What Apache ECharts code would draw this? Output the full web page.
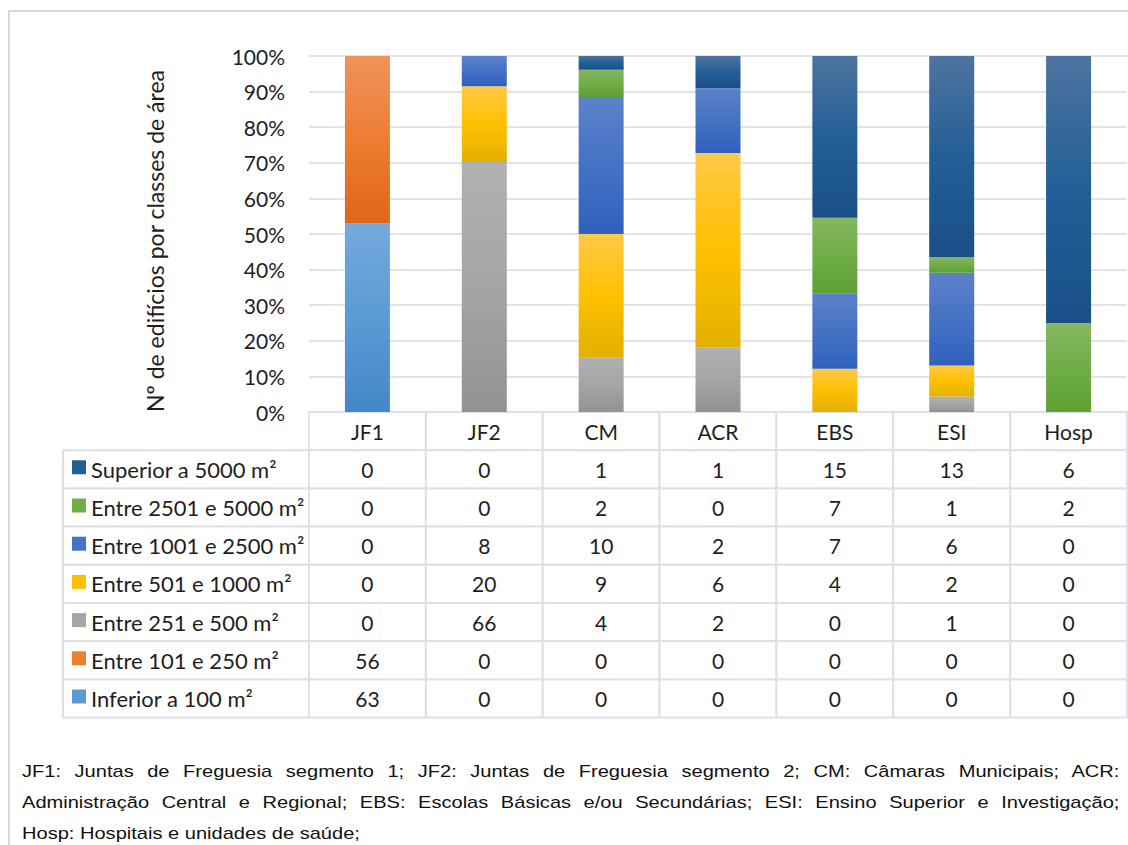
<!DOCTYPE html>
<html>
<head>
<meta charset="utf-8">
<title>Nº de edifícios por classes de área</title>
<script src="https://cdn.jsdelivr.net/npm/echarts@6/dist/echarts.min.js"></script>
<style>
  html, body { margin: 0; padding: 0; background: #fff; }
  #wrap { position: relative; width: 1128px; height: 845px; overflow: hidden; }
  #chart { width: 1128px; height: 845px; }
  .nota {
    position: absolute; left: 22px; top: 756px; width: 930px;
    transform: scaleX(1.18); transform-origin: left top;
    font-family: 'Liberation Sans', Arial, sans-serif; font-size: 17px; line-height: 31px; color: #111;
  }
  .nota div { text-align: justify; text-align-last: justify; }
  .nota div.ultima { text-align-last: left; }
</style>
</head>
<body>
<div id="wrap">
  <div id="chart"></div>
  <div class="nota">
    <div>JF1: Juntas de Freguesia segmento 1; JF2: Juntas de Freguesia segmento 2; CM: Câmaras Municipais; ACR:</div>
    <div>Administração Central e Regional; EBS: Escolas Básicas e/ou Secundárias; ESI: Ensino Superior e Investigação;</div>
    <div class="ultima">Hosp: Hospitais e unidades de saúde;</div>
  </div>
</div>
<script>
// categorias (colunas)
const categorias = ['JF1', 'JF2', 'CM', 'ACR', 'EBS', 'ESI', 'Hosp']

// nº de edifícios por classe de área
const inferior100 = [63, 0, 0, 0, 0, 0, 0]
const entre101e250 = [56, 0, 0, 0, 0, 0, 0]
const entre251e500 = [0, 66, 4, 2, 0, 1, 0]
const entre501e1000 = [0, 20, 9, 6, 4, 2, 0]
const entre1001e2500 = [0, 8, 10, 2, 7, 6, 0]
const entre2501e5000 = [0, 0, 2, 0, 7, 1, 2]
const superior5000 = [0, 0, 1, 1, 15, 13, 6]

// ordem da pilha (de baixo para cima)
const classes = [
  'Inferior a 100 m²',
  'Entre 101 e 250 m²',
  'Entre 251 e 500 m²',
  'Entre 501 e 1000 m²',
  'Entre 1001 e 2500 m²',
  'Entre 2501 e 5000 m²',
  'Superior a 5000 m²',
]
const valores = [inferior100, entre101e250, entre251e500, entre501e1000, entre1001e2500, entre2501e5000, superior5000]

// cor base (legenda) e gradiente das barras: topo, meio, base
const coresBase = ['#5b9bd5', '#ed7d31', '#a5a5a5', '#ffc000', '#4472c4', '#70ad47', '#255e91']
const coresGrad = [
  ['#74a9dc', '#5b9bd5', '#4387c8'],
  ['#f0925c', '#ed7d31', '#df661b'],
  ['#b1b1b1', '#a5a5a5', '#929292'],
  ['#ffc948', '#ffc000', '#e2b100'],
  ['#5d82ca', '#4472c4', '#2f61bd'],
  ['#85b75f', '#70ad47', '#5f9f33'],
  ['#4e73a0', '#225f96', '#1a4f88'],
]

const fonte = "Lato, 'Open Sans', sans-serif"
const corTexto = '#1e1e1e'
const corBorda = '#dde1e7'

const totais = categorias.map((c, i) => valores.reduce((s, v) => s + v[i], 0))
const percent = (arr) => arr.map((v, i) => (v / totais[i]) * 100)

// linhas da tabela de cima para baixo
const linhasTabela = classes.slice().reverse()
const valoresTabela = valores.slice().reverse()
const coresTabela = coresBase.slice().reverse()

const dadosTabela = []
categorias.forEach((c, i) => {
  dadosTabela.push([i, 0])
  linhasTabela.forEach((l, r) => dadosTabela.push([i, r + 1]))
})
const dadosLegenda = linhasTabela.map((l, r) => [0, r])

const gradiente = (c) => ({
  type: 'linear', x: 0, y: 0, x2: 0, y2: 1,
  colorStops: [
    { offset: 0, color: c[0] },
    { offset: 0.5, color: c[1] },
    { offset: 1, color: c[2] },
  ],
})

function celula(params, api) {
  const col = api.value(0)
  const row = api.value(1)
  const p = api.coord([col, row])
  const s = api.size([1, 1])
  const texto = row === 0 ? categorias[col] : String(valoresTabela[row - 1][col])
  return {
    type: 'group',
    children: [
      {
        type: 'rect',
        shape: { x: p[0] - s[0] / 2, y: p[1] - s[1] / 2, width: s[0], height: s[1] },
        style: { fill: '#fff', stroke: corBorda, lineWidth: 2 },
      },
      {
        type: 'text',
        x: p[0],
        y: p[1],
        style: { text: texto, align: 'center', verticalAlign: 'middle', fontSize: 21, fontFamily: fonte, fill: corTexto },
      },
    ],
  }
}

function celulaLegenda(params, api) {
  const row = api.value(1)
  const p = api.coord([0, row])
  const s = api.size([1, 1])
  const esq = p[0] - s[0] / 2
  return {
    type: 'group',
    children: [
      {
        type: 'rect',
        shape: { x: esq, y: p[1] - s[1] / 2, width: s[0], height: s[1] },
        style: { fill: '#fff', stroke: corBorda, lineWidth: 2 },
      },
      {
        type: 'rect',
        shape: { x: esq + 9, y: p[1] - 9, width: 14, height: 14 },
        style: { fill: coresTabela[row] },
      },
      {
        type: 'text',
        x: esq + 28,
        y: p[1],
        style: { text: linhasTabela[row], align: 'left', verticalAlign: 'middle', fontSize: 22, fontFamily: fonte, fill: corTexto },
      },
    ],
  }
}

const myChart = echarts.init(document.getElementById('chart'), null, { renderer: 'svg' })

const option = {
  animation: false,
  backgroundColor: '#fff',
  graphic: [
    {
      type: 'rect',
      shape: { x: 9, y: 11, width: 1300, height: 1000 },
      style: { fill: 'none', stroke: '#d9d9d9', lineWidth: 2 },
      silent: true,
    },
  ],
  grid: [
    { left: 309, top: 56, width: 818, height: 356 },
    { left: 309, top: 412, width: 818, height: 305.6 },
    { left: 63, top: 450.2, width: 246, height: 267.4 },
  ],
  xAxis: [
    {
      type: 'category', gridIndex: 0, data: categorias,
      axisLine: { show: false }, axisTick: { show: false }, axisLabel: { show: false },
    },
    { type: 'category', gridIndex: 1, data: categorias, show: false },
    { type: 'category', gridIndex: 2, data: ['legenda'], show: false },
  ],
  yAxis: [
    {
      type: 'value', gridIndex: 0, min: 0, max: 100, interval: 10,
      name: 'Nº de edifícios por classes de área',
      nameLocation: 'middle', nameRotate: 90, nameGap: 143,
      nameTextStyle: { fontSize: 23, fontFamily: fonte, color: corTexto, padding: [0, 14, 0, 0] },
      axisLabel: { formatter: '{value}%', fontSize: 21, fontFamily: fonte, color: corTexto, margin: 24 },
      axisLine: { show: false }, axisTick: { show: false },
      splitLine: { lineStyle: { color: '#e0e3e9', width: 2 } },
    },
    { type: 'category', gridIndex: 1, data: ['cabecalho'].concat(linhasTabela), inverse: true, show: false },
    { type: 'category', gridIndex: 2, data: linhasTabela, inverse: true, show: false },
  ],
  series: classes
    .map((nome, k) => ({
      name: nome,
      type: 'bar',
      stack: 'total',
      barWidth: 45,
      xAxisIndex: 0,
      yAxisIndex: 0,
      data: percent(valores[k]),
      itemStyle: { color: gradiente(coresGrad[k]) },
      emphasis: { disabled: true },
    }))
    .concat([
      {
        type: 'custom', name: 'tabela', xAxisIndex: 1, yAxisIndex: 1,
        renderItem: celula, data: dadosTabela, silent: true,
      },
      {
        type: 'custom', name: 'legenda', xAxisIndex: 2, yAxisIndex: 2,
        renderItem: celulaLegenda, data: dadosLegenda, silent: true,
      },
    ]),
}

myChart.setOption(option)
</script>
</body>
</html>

________________________

What is asked: Print each line of the material above exactly, with the pictures removed from your copy.

Response for this exercise:
What Apache ECharts code would draw this? Output the full web page.
<!DOCTYPE html>
<html>
<head>
<meta charset="utf-8">
<title>Nº de edifícios por classes de área</title>
<script src="https://cdn.jsdelivr.net/npm/echarts@6/dist/echarts.min.js"></script>
<style>
  html, body { margin: 0; padding: 0; background: #fff; }
  #wrap { position: relative; width: 1128px; height: 845px; overflow: hidden; }
  #chart { width: 1128px; height: 845px; }
  .nota {
    position: absolute; left: 22px; top: 756px; width: 930px;
    transform: scaleX(1.18); transform-origin: left top;
    font-family: 'Liberation Sans', Arial, sans-serif; font-size: 17px; line-height: 31px; color: #111;
  }
  .nota div { text-align: justify; text-align-last: justify; }
  .nota div.ultima { text-align-last: left; }
</style>
</head>
<body>
<div id="wrap">
  <div id="chart"></div>
  <div class="nota">
    <div>JF1: Juntas de Freguesia segmento 1; JF2: Juntas de Freguesia segmento 2; CM: Câmaras Municipais; ACR:</div>
    <div>Administração Central e Regional; EBS: Escolas Básicas e/ou Secundárias; ESI: Ensino Superior e Investigação;</div>
    <div class="ultima">Hosp: Hospitais e unidades de saúde;</div>
  </div>
</div>
<script>
// categorias (colunas)
const categorias = ['JF1', 'JF2', 'CM', 'ACR', 'EBS', 'ESI', 'Hosp']

// nº de edifícios por classe de área
const inferior100 = [63, 0, 0, 0, 0, 0, 0]
const entre101e250 = [56, 0, 0, 0, 0, 0, 0]
const entre251e500 = [0, 66, 4, 2, 0, 1, 0]
const entre501e1000 = [0, 20, 9, 6, 4, 2, 0]
const entre1001e2500 = [0, 8, 10, 2, 7, 6, 0]
const entre2501e5000 = [0, 0, 2, 0, 7, 1, 2]
const superior5000 = [0, 0, 1, 1, 15, 13, 6]

// ordem da pilha (de baixo para cima)
const classes = [
  'Inferior a 100 m²',
  'Entre 101 e 250 m²',
  'Entre 251 e 500 m²',
  'Entre 501 e 1000 m²',
  'Entre 1001 e 2500 m²',
  'Entre 2501 e 5000 m²',
  'Superior a 5000 m²',
]
const valores = [inferior100, entre101e250, entre251e500, entre501e1000, entre1001e2500, entre2501e5000, superior5000]

// cor base (legenda) e gradiente das barras: topo, meio, base
const coresBase = ['#5b9bd5', '#ed7d31', '#a5a5a5', '#ffc000', '#4472c4', '#70ad47', '#255e91']
const coresGrad = [
  ['#74a9dc', '#5b9bd5', '#4387c8'],
  ['#f0925c', '#ed7d31', '#df661b'],
  ['#b1b1b1', '#a5a5a5', '#929292'],
  ['#ffc948', '#ffc000', '#e2b100'],
  ['#5d82ca', '#4472c4', '#2f61bd'],
  ['#85b75f', '#70ad47', '#5f9f33'],
  ['#4e73a0', '#225f96', '#1a4f88'],
]

const fonte = "Lato, 'Open Sans', sans-serif"
const corTexto = '#1e1e1e'
const corBorda = '#dde1e7'

const totais = categorias.map((c, i) => valores.reduce((s, v) => s + v[i], 0))
const percent = (arr) => arr.map((v, i) => (v / totais[i]) * 100)

// linhas da tabela de cima para baixo
const linhasTabela = classes.slice().reverse()
const valoresTabela = valores.slice().reverse()
const coresTabela = coresBase.slice().reverse()

const dadosTabela = []
categorias.forEach((c, i) => {
  dadosTabela.push([i, 0])
  linhasTabela.forEach((l, r) => dadosTabela.push([i, r + 1]))
})
const dadosLegenda = linhasTabela.map((l, r) => [0, r])

const gradiente = (c) => ({
  type: 'linear', x: 0, y: 0, x2: 0, y2: 1,
  colorStops: [
    { offset: 0, color: c[0] },
    { offset: 0.5, color: c[1] },
    { offset: 1, color: c[2] },
  ],
})

function celula(params, api) {
  const col = api.value(0)
  const row = api.value(1)
  const p = api.coord([col, row])
  const s = api.size([1, 1])
  const texto = row === 0 ? categorias[col] : String(valoresTabela[row - 1][col])
  return {
    type: 'group',
    children: [
      {
        type: 'rect',
        shape: { x: p[0] - s[0] / 2, y: p[1] - s[1] / 2, width: s[0], height: s[1] },
        style: { fill: '#fff', stroke: corBorda, lineWidth: 2 },
      },
      {
        type: 'text',
        x: p[0],
        y: p[1],
        style: { text: texto, align: 'center', verticalAlign: 'middle', fontSize: 21, fontFamily: fonte, fill: corTexto },
      },
    ],
  }
}

function celulaLegenda(params, api) {
  const row = api.value(1)
  const p = api.coord([0, row])
  const s = api.size([1, 1])
  const esq = p[0] - s[0] / 2
  return {
    type: 'group',
    children: [
      {
        type: 'rect',
        shape: { x: esq, y: p[1] - s[1] / 2, width: s[0], height: s[1] },
        style: { fill: '#fff', stroke: corBorda, lineWidth: 2 },
      },
      {
        type: 'rect',
        shape: { x: esq + 9, y: p[1] - 9, width: 14, height: 14 },
        style: { fill: coresTabela[row] },
      },
      {
        type: 'text',
        x: esq + 28,
        y: p[1],
        style: { text: linhasTabela[row], align: 'left', verticalAlign: 'middle', fontSize: 22, fontFamily: fonte, fill: corTexto },
      },
    ],
  }
}

const myChart = echarts.init(document.getElementById('chart'), null, { renderer: 'svg' })

const option = {
  animation: false,
  backgroundColor: '#fff',
  graphic: [
    {
      type: 'rect',
      shape: { x: 9, y: 11, width: 1300, height: 1000 },
      style: { fill: 'none', stroke: '#d9d9d9', lineWidth: 2 },
      silent: true,
    },
  ],
  grid: [
    { left: 309, top: 56, width: 818, height: 356 },
    { left: 309, top: 412, width: 818, height: 305.6 },
    { left: 63, top: 450.2, width: 246, height: 267.4 },
  ],
  xAxis: [
    {
      type: 'category', gridIndex: 0, data: categorias,
      axisLine: { show: false }, axisTick: { show: false }, axisLabel: { show: false },
    },
    { type: 'category', gridIndex: 1, data: categorias, show: false },
    { type: 'category', gridIndex: 2, data: ['legenda'], show: false },
  ],
  yAxis: [
    {
      type: 'value', gridIndex: 0, min: 0, max: 100, interval: 10,
      name: 'Nº de edifícios por classes de área',
      nameLocation: 'middle', nameRotate: 90, nameGap: 143,
      nameTextStyle: { fontSize: 23, fontFamily: fonte, color: corTexto, padding: [0, 14, 0, 0] },
      axisLabel: { formatter: '{value}%', fontSize: 21, fontFamily: fonte, color: corTexto, margin: 24 },
      axisLine: { show: false }, axisTick: { show: false },
      splitLine: { lineStyle: { color: '#e0e3e9', width: 2 } },
    },
    { type: 'category', gridIndex: 1, data: ['cabecalho'].concat(linhasTabela), inverse: true, show: false },
    { type: 'category', gridIndex: 2, data: linhasTabela, inverse: true, show: false },
  ],
  series: classes
    .map((nome, k) => ({
      name: nome,
      type: 'bar',
      stack: 'total',
      barWidth: 45,
      xAxisIndex: 0,
      yAxisIndex: 0,
      data: percent(valores[k]),
      itemStyle: { color: gradiente(coresGrad[k]) },
      emphasis: { disabled: true },
    }))
    .concat([
      {
        type: 'custom', name: 'tabela', xAxisIndex: 1, yAxisIndex: 1,
        renderItem: celula, data: dadosTabela, silent: true,
      },
      {
        type: 'custom', name: 'legenda', xAxisIndex: 2, yAxisIndex: 2,
        renderItem: celulaLegenda, data: dadosLegenda, silent: true,
      },
    ]),
}

myChart.setOption(option)
</script>
</body>
</html>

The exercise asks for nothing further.